The way Geoff Weaver paints it, you might think the Cudlee Creek bushfire of 20 December 2019 was a bothersome inconvenience to an otherwise unremarkable day, rather than an unstoppable force that raced through his Adelaide Hills vineyard, claiming Weaver’s prized grapes, sheds, car, machinery, tractor, sprayer, his treasured landscape paintings, and very nearly his life. Trapped by flames, Weaver made dash for his dam as fuel drums and air compressors exploded around him, sheltering for hours with a kangaroo for company, until a fire truck finally picked him up. “It was very kind of them,” he says.
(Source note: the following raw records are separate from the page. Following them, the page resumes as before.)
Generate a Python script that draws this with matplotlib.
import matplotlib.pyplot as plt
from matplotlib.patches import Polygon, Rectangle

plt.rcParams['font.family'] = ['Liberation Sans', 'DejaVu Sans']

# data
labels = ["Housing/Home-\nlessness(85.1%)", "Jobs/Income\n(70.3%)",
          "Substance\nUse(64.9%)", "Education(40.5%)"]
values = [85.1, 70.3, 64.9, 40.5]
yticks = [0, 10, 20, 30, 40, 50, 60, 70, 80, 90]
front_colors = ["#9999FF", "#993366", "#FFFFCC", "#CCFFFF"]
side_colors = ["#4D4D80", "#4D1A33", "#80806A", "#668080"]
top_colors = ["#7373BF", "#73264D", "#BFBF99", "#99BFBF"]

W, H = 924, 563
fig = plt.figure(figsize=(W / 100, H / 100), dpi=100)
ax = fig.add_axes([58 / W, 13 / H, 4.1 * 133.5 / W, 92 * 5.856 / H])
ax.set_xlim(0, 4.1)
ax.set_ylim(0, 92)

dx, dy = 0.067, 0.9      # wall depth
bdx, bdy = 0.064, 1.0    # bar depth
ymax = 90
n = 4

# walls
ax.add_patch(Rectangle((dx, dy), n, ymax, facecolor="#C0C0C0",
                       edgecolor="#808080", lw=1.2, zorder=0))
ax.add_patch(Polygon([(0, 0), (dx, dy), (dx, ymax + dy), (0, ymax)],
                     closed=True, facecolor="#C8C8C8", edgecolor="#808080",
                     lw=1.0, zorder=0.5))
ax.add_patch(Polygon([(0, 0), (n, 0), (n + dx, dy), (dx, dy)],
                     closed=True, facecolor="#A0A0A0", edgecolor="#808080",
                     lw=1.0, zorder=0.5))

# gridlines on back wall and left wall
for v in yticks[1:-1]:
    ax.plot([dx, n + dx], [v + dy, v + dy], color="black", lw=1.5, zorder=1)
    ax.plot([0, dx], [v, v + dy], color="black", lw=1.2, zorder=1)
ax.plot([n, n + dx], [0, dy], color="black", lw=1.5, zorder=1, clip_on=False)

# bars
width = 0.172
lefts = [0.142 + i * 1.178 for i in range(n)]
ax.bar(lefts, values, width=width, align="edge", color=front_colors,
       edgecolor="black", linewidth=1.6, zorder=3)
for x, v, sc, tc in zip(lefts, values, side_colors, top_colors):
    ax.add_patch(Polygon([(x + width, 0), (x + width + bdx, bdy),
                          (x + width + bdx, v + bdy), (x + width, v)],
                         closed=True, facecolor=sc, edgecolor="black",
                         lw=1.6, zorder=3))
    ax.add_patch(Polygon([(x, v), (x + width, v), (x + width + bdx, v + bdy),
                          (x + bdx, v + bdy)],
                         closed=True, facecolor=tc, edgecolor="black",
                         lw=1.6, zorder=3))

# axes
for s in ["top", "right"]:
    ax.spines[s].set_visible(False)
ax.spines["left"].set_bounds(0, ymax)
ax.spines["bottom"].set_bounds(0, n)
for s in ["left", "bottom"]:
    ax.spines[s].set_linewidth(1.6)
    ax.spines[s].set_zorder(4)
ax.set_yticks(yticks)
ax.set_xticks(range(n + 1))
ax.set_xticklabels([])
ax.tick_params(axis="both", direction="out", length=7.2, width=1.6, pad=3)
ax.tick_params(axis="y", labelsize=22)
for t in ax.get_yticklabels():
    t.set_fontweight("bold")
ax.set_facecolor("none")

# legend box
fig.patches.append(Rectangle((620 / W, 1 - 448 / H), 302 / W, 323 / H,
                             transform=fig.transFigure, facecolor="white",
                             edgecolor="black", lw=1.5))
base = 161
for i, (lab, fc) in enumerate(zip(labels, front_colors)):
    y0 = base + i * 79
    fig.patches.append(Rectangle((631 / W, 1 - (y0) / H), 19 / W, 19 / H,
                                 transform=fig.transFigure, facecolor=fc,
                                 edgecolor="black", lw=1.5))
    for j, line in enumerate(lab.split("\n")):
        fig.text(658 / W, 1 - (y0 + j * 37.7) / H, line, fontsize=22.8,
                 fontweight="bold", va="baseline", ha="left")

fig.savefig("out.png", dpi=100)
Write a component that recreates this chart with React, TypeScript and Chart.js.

The 73-year-old crafts his wine the way he paints his landscapes, with an artist’s eye for colour and texture, and he nuances of the seasons, absorbing a sense of place and wringing from it exquisite flavours, into the bottle and onto the canvas. He’s philosophical, optimistic, a flute half-full kind of guy, who quotes from Desiderata (“Nurture strength of spirit to shield you in sudden misfortune. But do not distress yourself with dark imaginings…”) and looks back on the fire without bitterness, or even sadness. He says: “I don’t know if there’s something wrong with me.”

The fire struck on a Friday. At 9am on the Monday Weaver was at the door of the shed factory. “I thought there might be a queue,” he explains. By 10am he had two sheds designed and ordered. By the end February they were up. “I bought a second-hand tractor and got to work. I just thought, ‘well, this has happened, let’s get on with it.’ But everyone’s different and you can’t discount how it will affect other people.”